** start of DATA SHOWN **
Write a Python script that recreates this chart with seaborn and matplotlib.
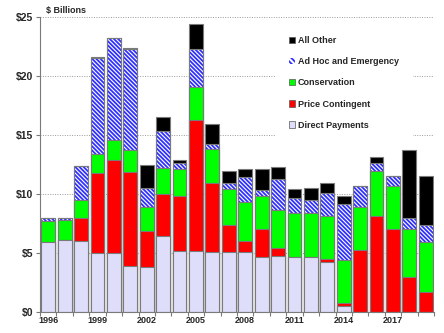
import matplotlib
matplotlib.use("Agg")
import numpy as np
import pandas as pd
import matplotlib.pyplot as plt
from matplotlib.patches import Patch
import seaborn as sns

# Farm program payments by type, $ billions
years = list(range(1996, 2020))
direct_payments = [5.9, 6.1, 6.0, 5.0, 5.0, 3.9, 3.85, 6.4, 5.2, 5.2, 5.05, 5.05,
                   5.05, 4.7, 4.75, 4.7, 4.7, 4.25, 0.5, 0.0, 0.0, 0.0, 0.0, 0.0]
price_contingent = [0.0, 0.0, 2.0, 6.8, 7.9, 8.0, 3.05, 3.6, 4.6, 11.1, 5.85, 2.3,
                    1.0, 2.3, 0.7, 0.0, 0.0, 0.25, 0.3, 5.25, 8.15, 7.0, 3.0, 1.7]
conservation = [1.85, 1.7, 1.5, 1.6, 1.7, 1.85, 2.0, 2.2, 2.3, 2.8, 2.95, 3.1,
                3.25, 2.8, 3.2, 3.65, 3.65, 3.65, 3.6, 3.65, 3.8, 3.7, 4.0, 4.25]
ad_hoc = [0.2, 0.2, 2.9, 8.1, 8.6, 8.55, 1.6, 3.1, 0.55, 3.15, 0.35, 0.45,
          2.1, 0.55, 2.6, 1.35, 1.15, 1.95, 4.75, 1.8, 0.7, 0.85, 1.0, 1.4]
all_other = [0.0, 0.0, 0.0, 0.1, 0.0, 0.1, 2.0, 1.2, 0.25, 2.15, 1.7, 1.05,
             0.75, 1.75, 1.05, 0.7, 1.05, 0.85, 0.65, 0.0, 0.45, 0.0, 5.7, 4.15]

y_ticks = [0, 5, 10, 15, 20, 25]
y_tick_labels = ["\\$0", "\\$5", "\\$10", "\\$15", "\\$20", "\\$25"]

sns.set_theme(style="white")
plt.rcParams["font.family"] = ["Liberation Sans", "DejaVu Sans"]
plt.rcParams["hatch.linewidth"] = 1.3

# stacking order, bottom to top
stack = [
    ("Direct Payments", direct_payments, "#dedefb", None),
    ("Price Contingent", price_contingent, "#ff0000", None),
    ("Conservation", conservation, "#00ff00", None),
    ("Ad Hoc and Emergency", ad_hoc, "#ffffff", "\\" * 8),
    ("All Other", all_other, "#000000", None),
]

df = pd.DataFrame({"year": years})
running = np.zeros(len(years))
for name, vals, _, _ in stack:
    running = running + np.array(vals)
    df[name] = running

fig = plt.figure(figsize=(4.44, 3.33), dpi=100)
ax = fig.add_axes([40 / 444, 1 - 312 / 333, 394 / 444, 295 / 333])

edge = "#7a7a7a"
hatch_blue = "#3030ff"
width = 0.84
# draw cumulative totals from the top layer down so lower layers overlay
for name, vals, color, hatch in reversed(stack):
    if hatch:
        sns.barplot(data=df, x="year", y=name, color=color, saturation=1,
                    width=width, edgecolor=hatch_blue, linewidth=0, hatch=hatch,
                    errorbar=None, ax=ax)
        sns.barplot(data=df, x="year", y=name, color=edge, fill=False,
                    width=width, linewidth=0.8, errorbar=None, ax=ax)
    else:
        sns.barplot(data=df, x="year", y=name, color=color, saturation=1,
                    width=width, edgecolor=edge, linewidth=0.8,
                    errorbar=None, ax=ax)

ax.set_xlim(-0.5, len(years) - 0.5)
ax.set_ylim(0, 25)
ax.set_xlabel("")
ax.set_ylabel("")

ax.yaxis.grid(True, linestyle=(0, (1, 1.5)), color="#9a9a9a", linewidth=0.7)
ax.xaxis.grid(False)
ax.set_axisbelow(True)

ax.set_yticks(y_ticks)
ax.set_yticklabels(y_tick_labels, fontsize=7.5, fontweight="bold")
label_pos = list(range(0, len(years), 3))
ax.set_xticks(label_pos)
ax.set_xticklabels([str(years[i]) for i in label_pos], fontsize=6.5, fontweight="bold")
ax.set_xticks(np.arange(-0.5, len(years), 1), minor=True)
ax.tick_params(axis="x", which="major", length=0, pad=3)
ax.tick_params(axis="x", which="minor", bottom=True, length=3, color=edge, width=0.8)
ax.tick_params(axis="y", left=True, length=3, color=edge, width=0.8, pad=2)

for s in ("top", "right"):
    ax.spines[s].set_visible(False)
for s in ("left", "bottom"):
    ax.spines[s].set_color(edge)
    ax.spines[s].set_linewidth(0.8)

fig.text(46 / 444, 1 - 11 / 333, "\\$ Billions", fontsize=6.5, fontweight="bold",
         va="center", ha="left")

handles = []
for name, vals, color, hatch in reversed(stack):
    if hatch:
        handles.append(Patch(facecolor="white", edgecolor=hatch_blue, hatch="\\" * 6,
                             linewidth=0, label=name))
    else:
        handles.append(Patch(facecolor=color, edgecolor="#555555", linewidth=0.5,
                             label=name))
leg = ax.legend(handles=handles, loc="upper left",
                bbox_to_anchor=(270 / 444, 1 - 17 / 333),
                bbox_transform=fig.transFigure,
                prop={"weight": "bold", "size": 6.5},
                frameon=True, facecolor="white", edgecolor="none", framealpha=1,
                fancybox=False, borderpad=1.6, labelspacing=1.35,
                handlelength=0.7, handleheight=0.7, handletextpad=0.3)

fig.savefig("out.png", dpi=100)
** end of DATA SHOWN **
> REQUIRED TASK
Your task is to restate word for word the lines from the top of the data to the line containing "0.0, 5.7, 4.15]", both ends included, with every picture left out.

> FINAL ANSWER
Write a Python script that recreates this chart with seaborn and matplotlib.
import matplotlib
matplotlib.use("Agg")
import numpy as np
import pandas as pd
import matplotlib.pyplot as plt
from matplotlib.patches import Patch
import seaborn as sns

# Farm program payments by type, $ billions
years = list(range(1996, 2020))
direct_payments = [5.9, 6.1, 6.0, 5.0, 5.0, 3.9, 3.85, 6.4, 5.2, 5.2, 5.05, 5.05,
                   5.05, 4.7, 4.75, 4.7, 4.7, 4.25, 0.5, 0.0, 0.0, 0.0, 0.0, 0.0]
price_contingent = [0.0, 0.0, 2.0, 6.8, 7.9, 8.0, 3.05, 3.6, 4.6, 11.1, 5.85, 2.3,
                    1.0, 2.3, 0.7, 0.0, 0.0, 0.25, 0.3, 5.25, 8.15, 7.0, 3.0, 1.7]
conservation = [1.85, 1.7, 1.5, 1.6, 1.7, 1.85, 2.0, 2.2, 2.3, 2.8, 2.95, 3.1,
                3.25, 2.8, 3.2, 3.65, 3.65, 3.65, 3.6, 3.65, 3.8, 3.7, 4.0, 4.25]
ad_hoc = [0.2, 0.2, 2.9, 8.1, 8.6, 8.55, 1.6, 3.1, 0.55, 3.15, 0.35, 0.45,
          2.1, 0.55, 2.6, 1.35, 1.15, 1.95, 4.75, 1.8, 0.7, 0.85, 1.0, 1.4]
all_other = [0.0, 0.0, 0.0, 0.1, 0.0, 0.1, 2.0, 1.2, 0.25, 2.15, 1.7, 1.05,
             0.75, 1.75, 1.05, 0.7, 1.05, 0.85, 0.65, 0.0, 0.45, 0.0, 5.7, 4.15]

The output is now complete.